_Exercise task_
Only the lines from the start of the data to the line containing "import plotly.graph_objects as go", both included, should be output, exactly and without pictures.

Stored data
--------

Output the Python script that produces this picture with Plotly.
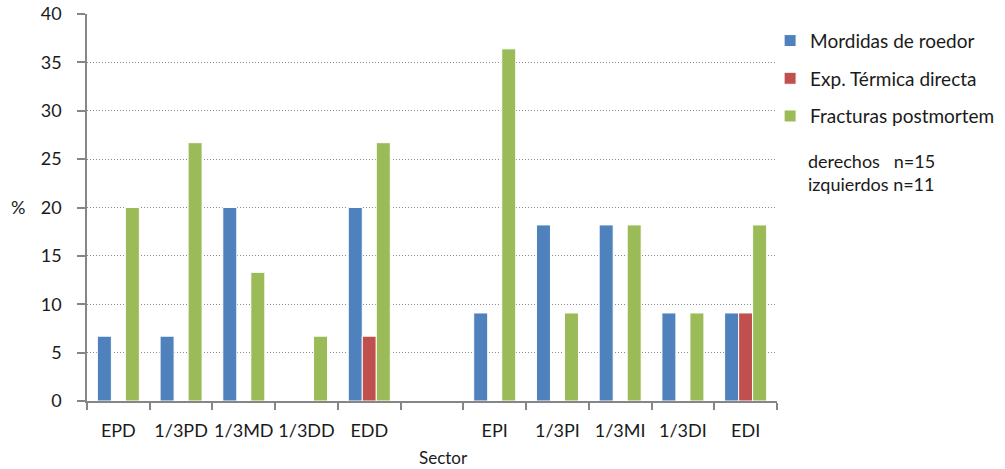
import plotly.graph_objects as go

# Sectores óseos (derechos / izquierdos), con una categoría vacía de separación
sectores = ["EPD", "1/3PD", "1/3MD", "1/3DD", "EDD", " ",
            "EPI", "1/3PI", "1/3MI", "1/3DI", "EDI"]

mordidas = [6.7, 6.7, 20.0, 0, 20.0, None, 9.1, 18.2, 18.2, 9.1, 9.1]
termica = [0, 0, 0, 0, 6.7, None, 0, 0, 0, 0, 9.1]
fracturas = [20.0, 26.7, 13.3, 6.7, 26.7, None, 36.4, 9.1, 18.2, 9.1, 18.2]

series = [
    ("Mordidas de roedor", mordidas, "#4F81BD"),
    ("Exp. Térmica directa", termica, "#C0504D"),
    ("Fracturas postmortem", fracturas, "#9BBB59"),
]

FONT = "Lato, 'Open Sans', sans-serif"
TXT = "#1a1a1a"
AXIS = "#868686"

fig = go.Figure()
for i, (name, vals, color) in enumerate(series):
    fig.add_trace(go.Bar(
        x=sectores, y=vals, name=name, legendgroup=f"g{i}",
        marker=dict(color=color, line=dict(color="white", width=1)),
    ))

fig.update_layout(
    width=1005, height=469,
    margin=dict(l=87, r=228, t=14, b=68, autoexpand=False),
    paper_bgcolor="white", plot_bgcolor="white",
    barmode="group", bargap=0.33, bargroupgap=0,
    font=dict(family=FONT, size=18, color=TXT),
    legend=dict(
        x=0.99, xanchor="left", y=0.98, yanchor="top",
        font=dict(size=19, color=TXT), tracegroupgap=10,
        bgcolor="rgba(0,0,0,0)",
    ),
    xaxis=dict(
        type="category", tickson="boundaries", tickangle=0, automargin=False,
        showline=True, linecolor=AXIS, linewidth=1.5,
        ticks="outside", ticklen=7, tickcolor=AXIS, tickwidth=1.5,
        ticklabelstandoff=13,
        tickfont=dict(size=18, color=TXT),
        showgrid=False, zeroline=False,
    ),
    yaxis=dict(
        range=[0, 40], dtick=5, tick0=0, automargin=False,
        showline=True, linecolor=AXIS, linewidth=1.5,
        ticks="outside", ticklen=8, tickcolor=AXIS, tickwidth=1.5,
        ticklabelstandoff=12,
        tickfont=dict(size=18, color=TXT),
        showgrid=True, gridcolor="#8a8a8a", griddash="1px,2px", gridwidth=1,
        zeroline=False,
    ),
    annotations=[
        dict(text="Sector", xref="paper", yref="paper", x=0.516, y=-0.145,
             xanchor="center", yanchor="middle", showarrow=False,
             font=dict(size=17, color=TXT)),
        dict(text="%", xref="paper", yref="paper", x=-0.1, y=0.501,
             xanchor="center", yanchor="middle", showarrow=False,
             font=dict(size=18, color=TXT)),
        dict(text="derechos&nbsp;&nbsp;&nbsp;n=15<br>izquierdos n=11",
             xref="paper", yref="paper", x=1.0416, y=0.653,
             xanchor="left", yanchor="top", align="left", showarrow=False,
             font=dict(size=18, color=TXT)),
    ],
)

fig.write_html("out.html")
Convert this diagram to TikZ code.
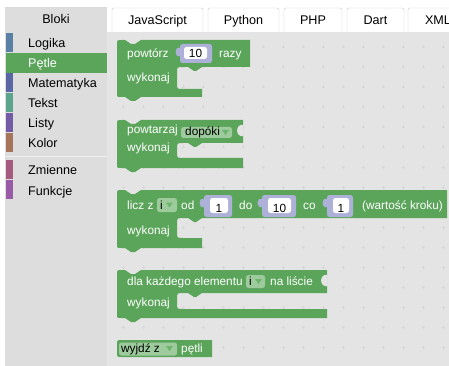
\documentclass[tikz,border=0pt]{standalone}
\usepackage{fontspec}
\setmainfont{Liberation Sans}

\definecolor{loopgreen}{HTML}{5BA55B}
\definecolor{fieldgreen}{HTML}{9DCB9D}
\definecolor{arrowgreen}{HTML}{6DB56D}
\definecolor{slotblue}{HTML}{ADB1D8}
\definecolor{wsgray}{HTML}{E4E4E4}
\definecolor{tbgray}{HTML}{DDDDDD}
\definecolor{tabline}{HTML}{C8C8C8}
\definecolor{gridgray}{HTML}{D6D6D6}
\definecolor{catlogic}{HTML}{5B80A5}
\definecolor{catloop}{HTML}{5BA55B}
\definecolor{catmath}{HTML}{5B67A5}
\definecolor{cattxt}{HTML}{5BA58C}
\definecolor{catlist}{HTML}{745BA5}
\definecolor{catcolour}{HTML}{A5745B}
\definecolor{catvar}{HTML}{A55B80}
\definecolor{catproc}{HTML}{995BA5}

\tikzset{
  uitext/.style={inner sep=0pt, anchor=base, font=\fontsize{12.6}{15}\selectfont},
  catlabel/.style={uitext, anchor=base west},
  blocktext/.style={inner sep=0pt, anchor=base west, text=white, font=\fontsize{11.8}{14}\selectfont},
  fieldtext/.style={inner sep=0pt, anchor=base, font=\fontsize{11.8}{14}\selectfont},
  ddfield/.style={fill=fieldgreen, rounded corners=2.5pt},
  ddarrow/.style={fill=arrowgreen},
}

\begin{document}
\begin{tikzpicture}[x=1pt, y=-1pt]

        \useasboundingbox (0,0) rectangle (449,366);

        % ==========================================
        % 1. Sfondi: area di lavoro e casella strumenti
        % ==========================================
        \fill[wsgray] (107,32) rectangle (449,366);
        \fill[tbgray] (5,32) rectangle (107,366);
        \fill[tbgray] (5,7) rectangle (107,32);
        \node[uitext] (tab-bloki) at (56,24) {Bloki};

        % griglia di crocette
        \foreach \gx in {123,143,...,443}{
            \foreach \gy in {47,67,...,347}{
                \draw[gridgray, line width=0.5pt] (\gx-1.5,\gy) -- (\gx+1.5,\gy) (\gx,\gy-1.5) -- (\gx,\gy+1.5);
            }
        }

        % ==========================================
        % 2. Schede in alto
        % ==========================================
        \foreach \name/\xa/\xb in {JavaScript/112/203, Python/208/279, PHP/284/342, Dart/347/404, XML/408/468}{
            \draw[tabline, fill=white, rounded corners=1.5pt] (\xa,32) -- (\xa,8) -- (\xb,8) -- (\xb,32);
            \node[uitext] (tab-\name) at ({(\xa+\xb)/2},25) {\name};
        }

        % ==========================================
        % 3. Categorie della casella strumenti
        % ==========================================
        \fill[catloop] (6,53) rectangle (107,73);
        \foreach \name/\col/\ya/\tc in {Logika/catlogic/33/black, Pętle/catloop/53/white, Matematyka/catmath/73/black,
                                        Tekst/cattxt/93/black, Listy/catlist/113/black, Kolor/catcolour/133/black,
                                        Zmienne/catvar/160/black, Funkcje/catproc/180/black}{
            \fill[\col] (6,\ya) rectangle (12.5,\ya+19);
            \node[catlabel, text=\tc] (cat-\name) at (28,\ya+15) {\name};
        }
        \draw[white!60!tbgray, line width=1pt] (6,156.5) -- (107,156.5);

        % ==========================================
        % 4. Blocchi a C (ciclo con "wykonaj")
        % ==========================================
        % \t = alto, \r = destra, \m = fondo riga, \n = fondo rientro, \a = braccio, \b = fondo
        \foreach \t/\r/\m/\n/\a/\b in {40/250/67/89/202/97, 120/243/143/158/243/168,
                                       190/447/218/238/202/248, 270/327/293/309/327/318}{
            \pgfmathsetmacro{\ci}{177}
            \fill[loopgreen] (117,\t+5) .. controls (117,\t) .. (122,\t)
                -- (125,\t) -- (131,\t+4) -- (135,\t+4) -- (141,\t)
                -- (\r,\t) -- (\r,\m)
                -- (\ci+25,\m) -- (\ci+19,\m+4) -- (\ci+17,\m+4) -- (\ci+11,\m)
                -- (\ci+6,\m) .. controls (\ci,\m) .. (\ci,\m+6)
                -- (\ci,\n-6) .. controls (\ci,\n) .. (\ci+6,\n)
                -- (\a,\n) -- (\a,\b)
                -- (141,\b) -- (135,\b+4) -- (131,\b+4) -- (125,\b)
                -- (121,\b) .. controls (117,\b) .. (117,\b-4) -- cycle;
        }
        % incavi per gli ingressi vuoti
        \foreach \r/\t in {243/120, 327/270}{
            \fill[wsgray] (\r+0.5,\t+5) .. controls (\r-8,\t+3) and (\r-8,\t+18) .. (\r+0.5,\t+16) -- cycle;
        }

        % ==========================================
        % 5. Blocco "wyjdź z pętli"
        % ==========================================
        \fill[loopgreen] (117,345) .. controls (117,340) .. (122,340) -- (212,340) -- (212,357)
            -- (122,357) .. controls (117,357) .. (117,352) -- cycle;

        % ==========================================
        % 6. Ingressi numerici
        % ==========================================
        \foreach \i/\xa/\xb/\ya/\yb/\fa/\fb/\val in {a/180/212/44/63/184/207/10, b/204/232/195/217/210/228/1,
                                                   c/262/296/195/217/268/291/10, d/327/353/195/217/333/349/1}{
            \fill[slotblue] (\xa,\ya+4) .. controls (\xa-6,\ya+2) and (\xa-6,\ya+14) .. (\xa,\ya+12) -- cycle;
            \fill[slotblue, rounded corners=2.5pt] (\xa,\ya) rectangle (\xb,\yb);
            \fill[white, rounded corners=2.5pt] (\fa,\ya+3) rectangle (\fb,\yb-4);
            \node[fieldtext] (num-\i) at ({(\fa+\fb)/2},\yb-5) {\val};
        }

        % ==========================================
        % 7. Menu a tendina
        % ==========================================
        \fill[ddfield] (181,127) rectangle (232,138);
        \node[fieldtext, anchor=base west] (dd-while) at (185,136) {dopóki};
        \fill[ddarrow] (222,130) -- (229,130) -- (225.5,135) -- cycle;

        \fill[ddfield] (157,198) rectangle (177,212);
        \node[fieldtext, anchor=base west] (dd-var-a) at (160,209.5) {i};
        \fill[ddarrow] (166,202.5) -- (173,202.5) -- (169.5,207.5) -- cycle;

        \fill[ddfield] (246,275) rectangle (265,288);
        \node[fieldtext, anchor=base west] (dd-var-b) at (249,285.5) {i};
        \fill[ddarrow] (255,279) -- (262,279) -- (258.5,284) -- cycle;

        \fill[ddfield] (119,342.5) rectangle (177,355.5);
        \node[fieldtext, anchor=base west] (dd-flow) at (121,352) {wyjdź z};
        \fill[ddarrow] (166,346) -- (173,346) -- (169.5,351) -- cycle;

        % ==========================================
        % 8. Testi dei blocchi
        % ==========================================
        \node[blocktext] (rep-a)  at (127,58) {powtórz};
        \node[blocktext] (rep-b)  at (219,58) {razy};
        \node[blocktext] (rep-do) at (127,82) {wykonaj};

        \node[blocktext] (whl-a)  at (127,134) {powtarzaj};
        \node[blocktext] (whl-do) at (127,152) {wykonaj};

        \node[blocktext] (for-a)  at (127,209.5) {licz z};
        \node[blocktext] (for-b)  at (181,209.5) {od};
        \node[blocktext] (for-c)  at (239,209.5) {do};
        \node[blocktext] (for-d)  at (303,209.5) {co};
        \node[blocktext] (for-e)  at (362,209.5) {(wartość kroku)};
        \node[blocktext] (for-do) at (127,234) {wykonaj};

        \node[blocktext] (each-a)  at (127,285.5) {dla każdego elementu};
        \node[blocktext] (each-b)  at (270,285.5) {na liście};
        \node[blocktext] (each-do) at (127,306) {wykonaj};

        \node[blocktext] (brk-a) at (181,352) {pętli};

    \end{tikzpicture}
\end{document}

--------

_Exercise result_
Output the Python script that produces this picture with Plotly.
import plotly.graph_objects as go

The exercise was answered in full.